I wonder if he was scared when he died. I wonder if he died struggling and angry, or whimpering and begging. I wonder if he even knew it was coming. I wonder if he got blood all over his suit. Did it hurt? Does it hurt to be shot? I've never been shot before, so how the fuck would I know? What was he thinking about as he was dying? His wife? His dog? His favorite television show or what he ate for dinner the night before? Me and the rest of his drinking buddies? Did he know it was all over? Does death creep up on you, or take over suddenly? What was the last thing he looked at? His foot? The gearshift? A speck of dirt on the windshield? Did the mexicans stick around when they shot him? Did they watch him die? Did they taunt him? Have they killed anyone else? Did he try to talk to them as he gasped for air and life? Did he ask for his mom like they say so many men do before they die? How do his parents feel now, knowing that after they shut the front door that night, as they lay tucked cozily in bed next to one another smiling and dreaming and happy, that their only son was scared and alone and bleeding to death with no one to hold him and tell him that they love him? Do they look back on that blissful sleep with horror? Do they hate themselves for being happy while he was dying? Do they hate themselves for letting him leave late at night to drive home to his wife? Do they wish it had been one of them instead of their son? Are they glad he's dead? What if they actually hated him?
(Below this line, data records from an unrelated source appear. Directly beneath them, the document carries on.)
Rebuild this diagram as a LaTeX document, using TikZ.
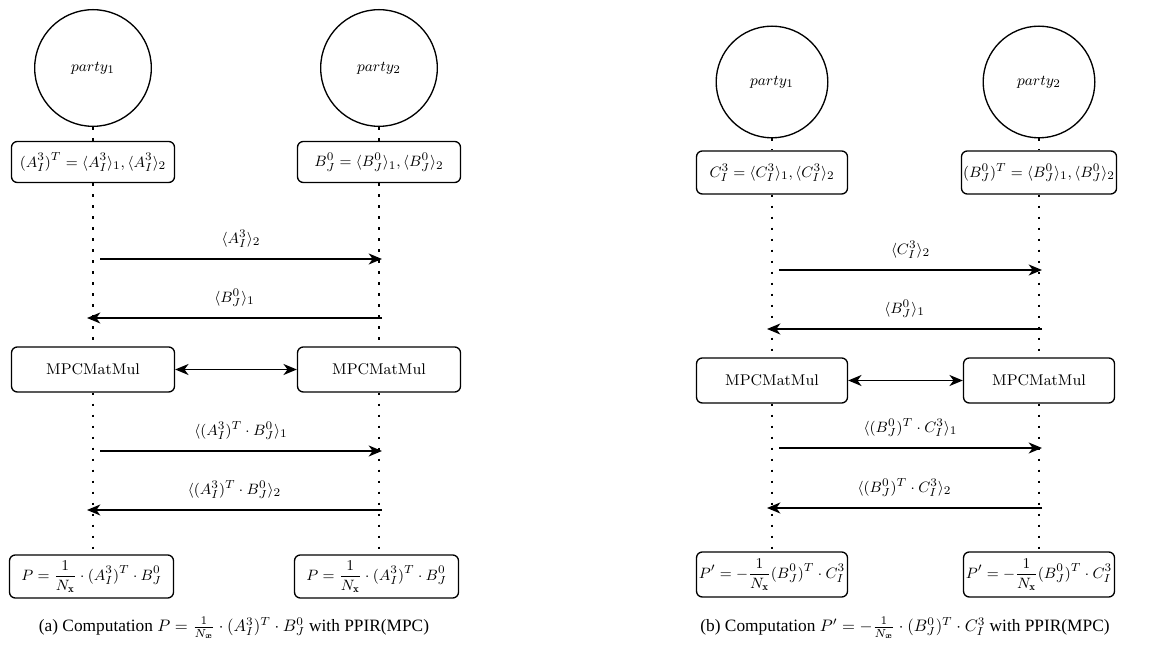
\documentclass[tikz,border=0pt]{standalone}
\usepackage{amsmath,bm}
\usepackage{fontspec}
\newfontfamily\capfont{Liberation Serif}
\usetikzlibrary{arrows.meta}
\tikzset{
  party/.style={draw, circle, line width=.8pt, minimum size=#1, inner sep=0pt},
  share/.style={draw, rounded corners=3.5pt, line width=.8pt, minimum width=#1, inner sep=1pt},
  life/.style={line width=1.7pt, dash pattern=on 1.7pt off 4.9pt},
  msg/.style={->, line width=1.1pt},
  lbl/.style={above=3pt, font=\fontsize{9.3}{11}\selectfont},
}
\begin{document}
\begin{tikzpicture}[x=0.6pt, y=-0.6pt, font=\fontsize{9.3}{11}\selectfont, >={Stealth[length=8pt,width=6.6pt,inset=2.4pt]}]
	\useasboundingbox (0,0) rectangle (1163,651);
	% (a) left diagram
	\def\xa{93} \def\xb{379}
	\node[party=70pt] (pa1) at (\xa,68) {$party_1$};
	\node[party=70pt] (pa2) at (\xb,68) {$party_2$};
	\node[share=97.8pt, minimum height=24.6pt] (sa1) at (\xa,162) {$(A_I^3)^T = \langle A_I^3\rangle_1, \langle A_I^3\rangle_2$};
	\node[share=97.8pt, minimum height=24.6pt] (sa2) at (\xb,162) {$B_J^0 = \langle B_J^0\rangle_1, \langle B_J^0\rangle_2$};
	\node[share=97.8pt, minimum height=27pt] (ma1) at (\xa,369.5) {MPCMatMul};
	\node[share=97.8pt, minimum height=27pt] (ma2) at (\xb,369.5) {MPCMatMul};
	\node[share=98.4pt, minimum height=25.8pt] (ra1) at (91.5,576.5) {$P = \dfrac{1}{N_{\mathbf{x}}} \cdot (A_I^3)^T \cdot B_J^0$};
	\node[share=98.4pt, minimum height=25.8pt] (ra2) at (376.5,576.5) {$P = \dfrac{1}{N_{\mathbf{x}}} \cdot (A_I^3)^T \cdot B_J^0$};
	\foreach \i in {1,2} {
		\draw[life] (pa\i.south) -- (sa\i.north);
		\draw[life] (sa\i.south) -- (ma\i.north);
		\draw[life] (ma\i.south) -- (ra\i.north -| ma\i.south);
	}
	\coordinate (ua1) at (100,259); \coordinate (ua2) at (382,259);
	\coordinate (va2) at (382,318); \coordinate (va1) at (87,318);
	\coordinate (wa1) at (100,451); \coordinate (wa2) at (382,451);
	\coordinate (za2) at (382,510); \coordinate (za1) at (87,510);
	\draw[msg] (ua1) -- (ua2) node[midway, lbl] {$\langle A_I^3\rangle_2$};
	\draw[msg] (va2) -- (va1) node[midway, lbl] {$\langle B_J^0\rangle_1$};
	\draw[<->, line width=1.1pt] (ma1) -- (ma2);
	\draw[msg] (wa1) -- (wa2) node[midway, lbl] {$\langle (A_I^3)^T \cdot B_J^0\rangle_1$};
	\draw[msg] (za2) -- (za1) node[midway, lbl] {$\langle (A_I^3)^T \cdot B_J^0\rangle_2$};
	\node[font=\capfont\fontsize{10.4}{12}\selectfont] (capa) at (234,628) {(a) Computation $P = \frac{1}{N_{\bm{x}}} \cdot (A_I^3)^T \cdot B_J^0$ with PPIR(MPC)};
	% (b) right diagram
	\def\xa{772} \def\xb{1039}
	\node[party=67pt] (pb1) at (\xa,82) {$party_1$};
	\node[party=67pt] (pb2) at (\xb,82) {$party_2$};
	\node[share=90.6pt, minimum height=25.8pt] (sb1) at (\xa,172.5) {$C_I^3 = \langle C_I^3\rangle_1, \langle C_I^3\rangle_2$};
	\node[share=90.6pt, minimum height=25.8pt] (sb2) at (\xb,172.5) {$(B_J^0)^T = \langle B_J^0\rangle_1, \langle B_J^0\rangle_2$};
	\node[share=90.6pt, minimum height=27pt] (mb1) at (\xa,380.5) {MPCMatMul};
	\node[share=90.6pt, minimum height=27pt] (mb2) at (\xb,380.5) {MPCMatMul};
	\node[share=90.6pt, minimum height=27pt] (rb1) at (\xa,574.5) {$P' = -\dfrac{1}{N_{\mathbf{x}}}(B_J^0)^T \cdot C_I^3$};
	\node[share=90.6pt, minimum height=27pt] (rb2) at (\xb,574.5) {$P' = -\dfrac{1}{N_{\mathbf{x}}}(B_J^0)^T \cdot C_I^3$};
	\foreach \i in {1,2} {
		\draw[life] (pb\i.south) -- (sb\i.north);
		\draw[life] (sb\i.south) -- (mb\i.north);
		\draw[life] (mb\i.south) -- (rb\i.north);
	}
	\coordinate (ub1) at (779,270); \coordinate (ub2) at (1042,270);
	\coordinate (vb2) at (1042,329); \coordinate (vb1) at (767,329);
	\coordinate (wb1) at (779,448); \coordinate (wb2) at (1042,448);
	\coordinate (zb2) at (1042,508); \coordinate (zb1) at (767,508);
	\draw[msg] (ub1) -- (ub2) node[midway, lbl] {$\langle C_I^3\rangle_2$};
	\draw[msg] (vb2) -- (vb1) node[midway, lbl] {$\langle B_J^0\rangle_1$};
	\draw[<->, line width=1.1pt] (mb1) -- (mb2);
	\draw[msg] (wb1) -- (wb2) node[midway, lbl] {$\langle (B_J^0)^T \cdot C_I^3\rangle_1$};
	\draw[msg] (zb2) -- (zb1) node[midway, lbl] {$\langle (B_J^0)^T \cdot C_I^3\rangle_2$};
	\node[font=\capfont\fontsize{10.4}{12}\selectfont] (capb) at (905,628) {(b) Computation $P' = -\frac{1}{N_{\bm{x}}} \cdot (B_J^0)^T \cdot C_I^3$ with PPIR(MPC)};
\end{tikzpicture}
\end{document}
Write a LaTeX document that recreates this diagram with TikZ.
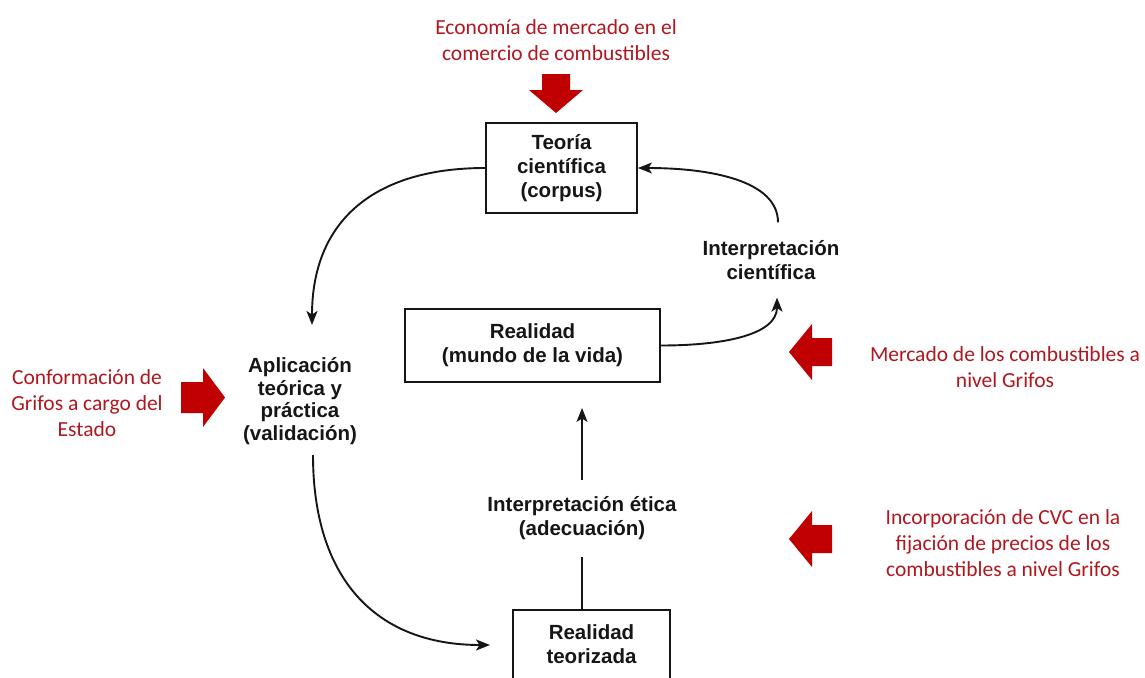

I went by the place where they found him after work tonight. Weird. Literally about two blocks from the highway, but in the middle of thick, dense woods so you feel like you're in the Virginian wilderness and far from being smack dab in the middle of the metroplex. I imagined I was standing in the same exact spot where he took his last breath, though of course I can't be sure. So sad, to die like that. I've been thinking about the guy all day, and I can't stop thinking about him sitting in his own car watching his own blood pump out of his chest, gasping and afraid and dying. My friend, slaughtered like a pig. Back to the primordial sludge and dinosaur shit that we all are, never to be thought of again except for in his friends' brains or from a few scattered photographs.
RIP Frank.
Content: have you ever experienced a friend being murdered or dying? Was it just the weirdest fucking thing in the entire world? Is it weird to try to imagine exactly what the person went through and felt in order to come to terms with it?
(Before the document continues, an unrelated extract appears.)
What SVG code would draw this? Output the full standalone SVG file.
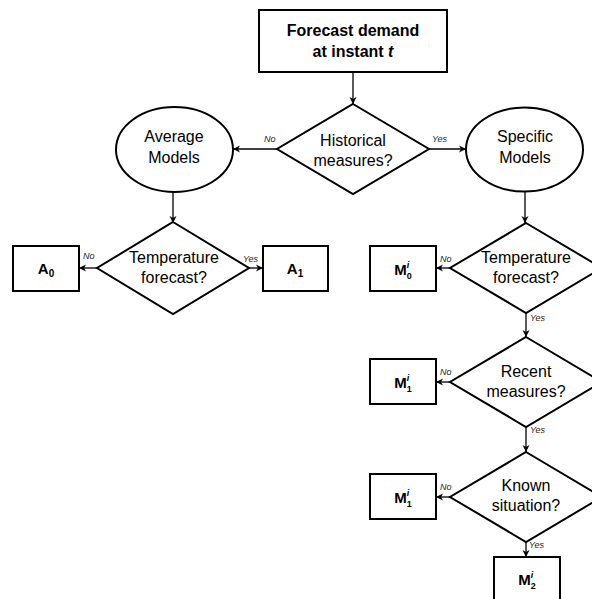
<svg xmlns="http://www.w3.org/2000/svg" width="592" height="599" viewBox="0 0 592 599">
<defs>
<marker id="arr" markerUnits="userSpaceOnUse" markerWidth="8" markerHeight="8" refX="7" refY="4" orient="auto">
<path d="M0,0.5 L7,4 L0,7.5 L2,4 z" fill="#000"/>
</marker>
<style>
.shape{fill:#fff;stroke:#000;stroke-width:2}
.conn{fill:none;stroke:#000;stroke-width:1.3;marker-end:url(#arr)}
.t{font-family:"Liberation Sans",Arial,sans-serif;font-size:16px;fill:#000;text-anchor:middle}
.b{font-family:"Liberation Sans",Arial,sans-serif;font-weight:bold;font-size:15px;fill:#000;text-anchor:middle}
.lbl{font-family:"Liberation Sans",Arial,sans-serif;font-style:italic;font-size:9px;fill:#222}
.sub{font-size:10px}
.s9{font-size:9px}
</style>
</defs>
<rect width="592" height="599" fill="#fff"/>
<g id="connectors">
<line class="conn" x1="353" y1="72" x2="353" y2="104"/>
<line class="conn" x1="277" y1="149" x2="233" y2="149"/>
<line class="conn" x1="429" y1="149" x2="466" y2="149"/>
<line class="conn" x1="173" y1="192" x2="173" y2="223"/>
<line class="conn" x1="97" y1="268" x2="79" y2="268"/>
<line class="conn" x1="249" y1="268" x2="263" y2="268"/>
<line class="conn" x1="525" y1="191" x2="525" y2="223"/>
<line class="conn" x1="450" y1="268" x2="436" y2="268"/>
<line class="conn" x1="526" y1="313" x2="526" y2="337"/>
<line class="conn" x1="450" y1="382" x2="436" y2="382"/>
<line class="conn" x1="526" y1="427" x2="526" y2="452"/>
<line class="conn" x1="450" y1="497" x2="436" y2="497"/>
<line class="conn" x1="526" y1="542" x2="526" y2="557"/>
<text class="lbl" x="264" y="142">No</text>
<text class="lbl" x="432" y="142">Yes</text>
<text class="lbl" x="83" y="259">No</text>
<text class="lbl" x="243" y="262">Yes</text>
<text class="lbl" x="440" y="262">No</text>
<text class="lbl" x="530" y="321">Yes</text>
<text class="lbl" x="440" y="375">No</text>
<text class="lbl" x="530" y="433">Yes</text>
<text class="lbl" x="440" y="490">No</text>
<text class="lbl" x="529" y="548">Yes</text>
</g>
<g id="start">
<rect class="shape" x="259" y="10" width="188" height="62"/>
<text class="b" x="353" y="36" style="font-size:16px">Forecast demand</text>
<text class="b" x="353" y="57" style="font-size:16px">at instant <tspan font-style="italic">t</tspan></text>
</g>
<g id="historical">
<polygon class="shape" points="353,104 429,149 353,194 277,149"/>
<text class="t" x="353" y="146">Historical</text>
<text class="t" x="353" y="166">measures?</text>
</g>
<g id="average">
<ellipse class="shape" cx="174.5" cy="149.5" rx="58.5" ry="42.5"/>
<text class="t" x="174" y="142">Average</text>
<text class="t" x="174" y="163">Models</text>
</g>
<g id="specific">
<ellipse class="shape" cx="524.5" cy="149.5" rx="58.5" ry="42"/>
<text class="t" x="525" y="142">Specific</text>
<text class="t" x="525" y="163">Models</text>
</g>
<g id="tempA">
<polygon class="shape" points="173,222 249,268 173,314 97,268"/>
<text class="t" x="174" y="263">Temperature</text>
<text class="t" x="174" y="283">forecast?</text>
</g>
<g id="A0">
<rect class="shape" x="13" y="246" width="66" height="45"/>
<text class="b" x="46" y="274">A<tspan class="sub" dy="3">0</tspan></text>
</g>
<g id="A1">
<rect class="shape" x="263" y="246" width="65" height="45"/>
<text class="b" x="295" y="274">A<tspan class="sub" dy="3">1</tspan></text>
</g>
<g id="tempS">
<polygon class="shape" points="526,223 602,268 526,313 450,268"/>
<text class="t" x="526" y="263">Temperature</text>
<text class="t" x="526" y="283">forecast?</text>
</g>
<g id="M0">
<rect class="shape" x="370" y="246" width="66" height="45"/>
<text class="b" x="403" y="275">M<tspan class="s9" dy="-7" font-style="italic">i</tspan><tspan class="s9" dx="-2.5" dy="11">0</tspan></text>
</g>
<g id="recent">
<polygon class="shape" points="526,337 602,382 526,427 450,382"/>
<text class="t" x="526" y="377">Recent</text>
<text class="t" x="526" y="397">measures?</text>
</g>
<g id="M1a">
<rect class="shape" x="370" y="359" width="66" height="45"/>
<text class="b" x="403" y="388">M<tspan class="s9" dy="-7" font-style="italic">i</tspan><tspan class="s9" dx="-2.5" dy="11">1</tspan></text>
</g>
<g id="known">
<polygon class="shape" points="526,452 602,497 526,542 450,497"/>
<text class="t" x="526" y="491">Known</text>
<text class="t" x="526" y="511">situation?</text>
</g>
<g id="M1b">
<rect class="shape" x="370" y="474" width="66" height="45"/>
<text class="b" x="403" y="503">M<tspan class="s9" dy="-7" font-style="italic">i</tspan><tspan class="s9" dx="-2.5" dy="11">1</tspan></text>
</g>
<g id="M2">
<rect class="shape" x="494" y="557" width="66" height="50"/>
<text class="b" x="527" y="585">M<tspan class="s9" dy="-7" font-style="italic">i</tspan><tspan class="s9" dx="-2.5" dy="11">2</tspan></text>
</g>
</svg>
All of the water has been drunk and pissed out a trillion times. In fact your body is made out of the same shit that once slithered and oozed through some dinosaur's colon. Whenever I cram a forkful of food into my piehole I realize that it's been eaten and digested before countless times. Maybe by birds, maybe by ants, perhaps even by illegal mexicans.
Which brings me rather clumsily and without any finesse whatsoever to my next point. The police in the town where I live have arrested two illegal mexicans. As of sometime yesterday I guess. But not just any illegal mexicans. These ones are special. These ones murdered my friend. They found him last week on a remote back road, in some dense woods a stone's throw from a major highway not far from where I live, shot twice in the chest in the passenger seat of his own car.
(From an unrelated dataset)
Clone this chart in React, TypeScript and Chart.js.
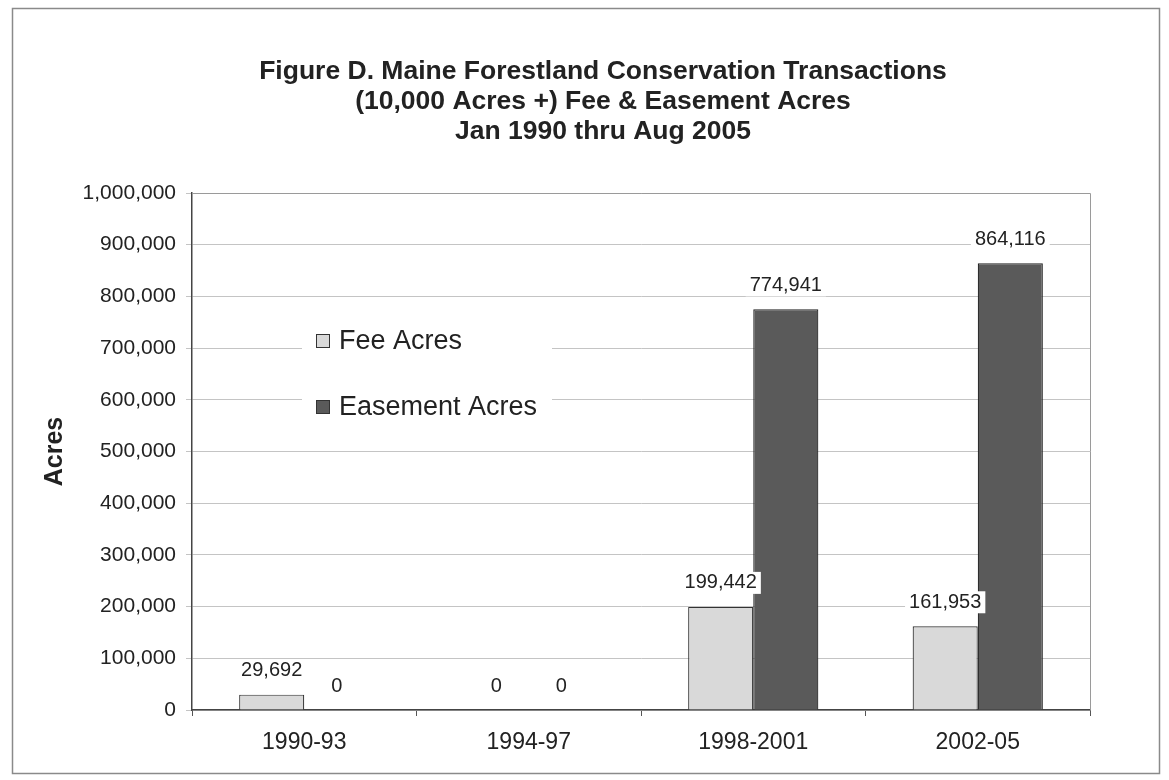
import React, { useEffect, useRef } from "react";
import { Chart, registerables } from "chart.js";

Chart.register(...registerables);

const categories = ["1990-93", "1994-97", "1998-2001", "2002-05"];
const feeAcres = [29692, 0, 199442, 161953];
const easementAcres = [0, 0, 774941, 864116];
const seriesNames = ["Fee Acres", "Easement Acres"];
const titleLines = [
  "Figure D. Maine Forestland Conservation Transactions",
  "(10,000 Acres +) Fee & Easement Acres",
  "Jan 1990 thru Aug 2005",
];
const yMax = 1000000;
const yStep = 100000;

const FONT = "'Liberation Sans', Arial, sans-serif";
const FEE_COLOR = "#d9d9d9";
const EASE_COLOR = "#5a5a5a";

const fmt = (v: number) => v.toLocaleString("en-US");

const framePlugin = {
  id: "frame",
  beforeDraw(chart: any) {
    const { ctx, width, height } = chart;
    ctx.save();
    ctx.fillStyle = "#ffffff";
    ctx.fillRect(0, 0, width, height);
    ctx.strokeStyle = "#8a8a8a";
    ctx.lineWidth = 1.5;
    ctx.strokeRect(12.5, 8.5, width - 22, height - 15);
    // title
    ctx.fillStyle = "#222222";
    ctx.font = `bold 26.5px ${FONT}`;
    ctx.textAlign = "center";
    ctx.textBaseline = "middle";
    titleLines.forEach((line, i) => {
      ctx.fillText(line, 603, 72 + i * 30);
    });
    ctx.restore();
  },
  afterDatasetsDraw(chart: any) {
    const { ctx, chartArea } = chart;
    ctx.save();
    // plot border top/right
    ctx.strokeStyle = "#9a9a9a";
    ctx.lineWidth = 1;
    ctx.beginPath();
    ctx.moveTo(chartArea.left, chartArea.top + 0.5);
    ctx.lineTo(chartArea.right + 0.5, chartArea.top + 0.5);
    ctx.lineTo(chartArea.right + 0.5, chartArea.bottom);
    ctx.stroke();

    // data labels
    ctx.font = `20px ${FONT}`;
    ctx.textAlign = "center";
    ctx.textBaseline = "middle";
    chart.data.datasets.forEach((ds: any, di: number) => {
      const meta = chart.getDatasetMeta(di);
      meta.data.forEach((el: any, i: number) => {
        const txt = fmt(ds.data[i]);
        const w = ctx.measureText(txt).width;
        const cy = el.y - 24;
        ctx.fillStyle = "#ffffff";
        ctx.fillRect(el.x - w / 2 - 4, cy - 11, w + 8, 22);
        ctx.fillStyle = "#222222";
        ctx.fillText(txt, el.x, cy);
      });
    });

    // legend
    const lx = chartArea.left + 110;
    const ly = chartArea.top + 128;
    ctx.fillStyle = "#ffffff";
    ctx.fillRect(lx, ly, 250, 110);
    const colors = [FEE_COLOR, EASE_COLOR];
    ctx.font = `27px ${FONT}`;
    ctx.textAlign = "left";
    seriesNames.forEach((name, i) => {
      const y = ly + 20 + i * 66;
      ctx.fillStyle = colors[i];
      ctx.fillRect(lx + 14, y - 7, 14, 14);
      ctx.strokeStyle = "#333333";
      ctx.lineWidth = 1;
      ctx.strokeRect(lx + 14.5, y - 6.5, 13, 13);
      ctx.fillStyle = "#222222";
      ctx.fillText(name, lx + 37, y + 1);
    });
    ctx.restore();
  },
};

export default function App() {
  const ref = useRef<HTMLCanvasElement>(null);
  useEffect(() => {
    document.body.style.margin = "0";
    const chart = new Chart(ref.current as HTMLCanvasElement, {
      type: "bar",
      data: {
        labels: categories,
        datasets: [
          {
            label: seriesNames[0],
            data: feeAcres,
            backgroundColor: FEE_COLOR,
            borderColor: "#333333",
            borderWidth: (c: any) => (c.raw === 0 ? 0 : 1.2),
            categoryPercentage: 0.58,
            barPercentage: 1,
          },
          {
            label: seriesNames[1],
            data: easementAcres,
            backgroundColor: EASE_COLOR,
            borderColor: "#222222",
            borderWidth: (c: any) => (c.raw === 0 ? 0 : 1.2),
            categoryPercentage: 0.58,
            barPercentage: 1,
          },
        ],
      },
      options: {
        animation: false,
        responsive: false,
        layout: { padding: { left: 40, right: 79, top: 193, bottom: 20 } },
        plugins: {
          legend: { display: false },
          tooltip: { enabled: false },
          title: { display: false },
        },
        scales: {
          x: {
            offset: true,
            grid: {
              offset: true,
              drawOnChartArea: false,
              drawTicks: true,
              tickLength: 6,
              color: "#555555",
            },
            border: { color: "#444444", width: 1.5 },
            ticks: {
              color: "#222222",
              font: { family: FONT, size: 23 },
              padding: 13,
            },
            afterFit: (s: any) => {
              s.height = 50;
            },
          },
          y: {
            min: 0,
            max: yMax,
            grid: { color: "#c4c4c4", tickLength: 6, lineWidth: 1 },
            border: { color: "#444444", width: 1.5 },
            ticks: {
              stepSize: yStep,
              color: "#222222",
              font: { family: FONT, size: 21 },
              padding: 10,
              callback: (v: any) => fmt(Number(v)),
            },
            title: {
              display: true,
              text: "Acres",
              color: "#222222",
              font: { family: FONT, size: 25, weight: "bold", lineHeight: 1.2 },
              padding: 0,
            },
            afterFit: (s: any) => {
              s.width = 152;
            },
          },
        },
      } as any,
      plugins: [framePlugin],
    });
    return () => chart.destroy();
  }, []);
  return (
    <div style={{ width: 1169, height: 780 }}>
      <canvas ref={ref} width={1169} height={780} style={{ display: "block" }} />
    </div>
  );
}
The car was banged up, as though it had been in an accident. I'm assuming he hit the mexicans, and one of them pulled a gun and got into his car and either drove him or forced him to drive to where he then shot and killed him....I don't know. Nothing makes sense, and no one saw it. No witnesses, no nothing. Just my friend's body, cold and dead and alone.
It's hard to describe exactly how it makes you feel when you get this sort of news. I just kept picturing him sitting across from me at lunch laughing while at the same time trying to picture him gasping in the front seat of his car with two bullets in him, contemplating his own mortality and that he would likely be dead in a few moments. Forever. Dead for the rest of time. It's weird to think about. Morbid and fascinating and horrible all at once. Alive and talking to you, shaking your hand, discussing the holidays....dead and covered with blood, a mere memory, never to be seen again.
I wonder if he was scared when he died. I wonder if he died struggling and angry, or whimpering and begging. I wonder if he even knew it was coming. I wonder if he got blood all over his suit. Did it hurt? Does it hurt to be shot? I've never been shot before, so how the fuck would I know? What was he thinking about as he was dying? His wife? His dog? His favorite television show or what he ate for dinner the night before? Me and the rest of his drinking buddies? Did he know it was all over? Does death creep up on you, or take over suddenly? What was the last thing he looked at? His foot? The gearshift? A speck of dirt on the windshield? Did the mexicans stick around when they shot him? Did they watch him die? Did they taunt him? Have they killed anyone else? Did he try to talk to them as he gasped for air and life? Did he ask for his mom like they say so many men do before they die? How do his parents feel now, knowing that after they shut the front door that night, as they lay tucked cozily in bed next to one another smiling and dreaming and happy, that their only son was scared and alone and bleeding to death with no one to hold him and tell him that they love him? Do they look back on that blissful sleep with horror? Do they hate themselves for being happy while he was dying? Do they hate themselves for letting him leave late at night to drive home to his wife? Do they wish it had been one of them instead of their son? Are they glad he's dead? What if they actually hated him?
I went by the place where they found him after work tonight. Weird. Literally about two blocks from the highway, but in the middle of thick, dense woods so you feel like you're in the Virginian wilderness and far from being smack dab in the middle of the metroplex. I imagined I was standing in the same exact spot where he took his last breath, though of course I can't be sure. So sad, to die like that. I've been thinking about the guy all day, and I can't stop thinking about him sitting in his own car watching his own blood pump out of his chest, gasping and afraid and dying. My friend, slaughtered like a pig. Back to the primordial sludge and dinosaur shit that we all are, never to be thought of again except for in his friends' brains or from a few scattered photographs.
RIP Frank.
Content: have you ever experienced a friend being murdered or dying? Was it just the weirdest fucking thing in the entire world? Is it weird to try to imagine exactly what the person went through and felt in order to come to terms with it?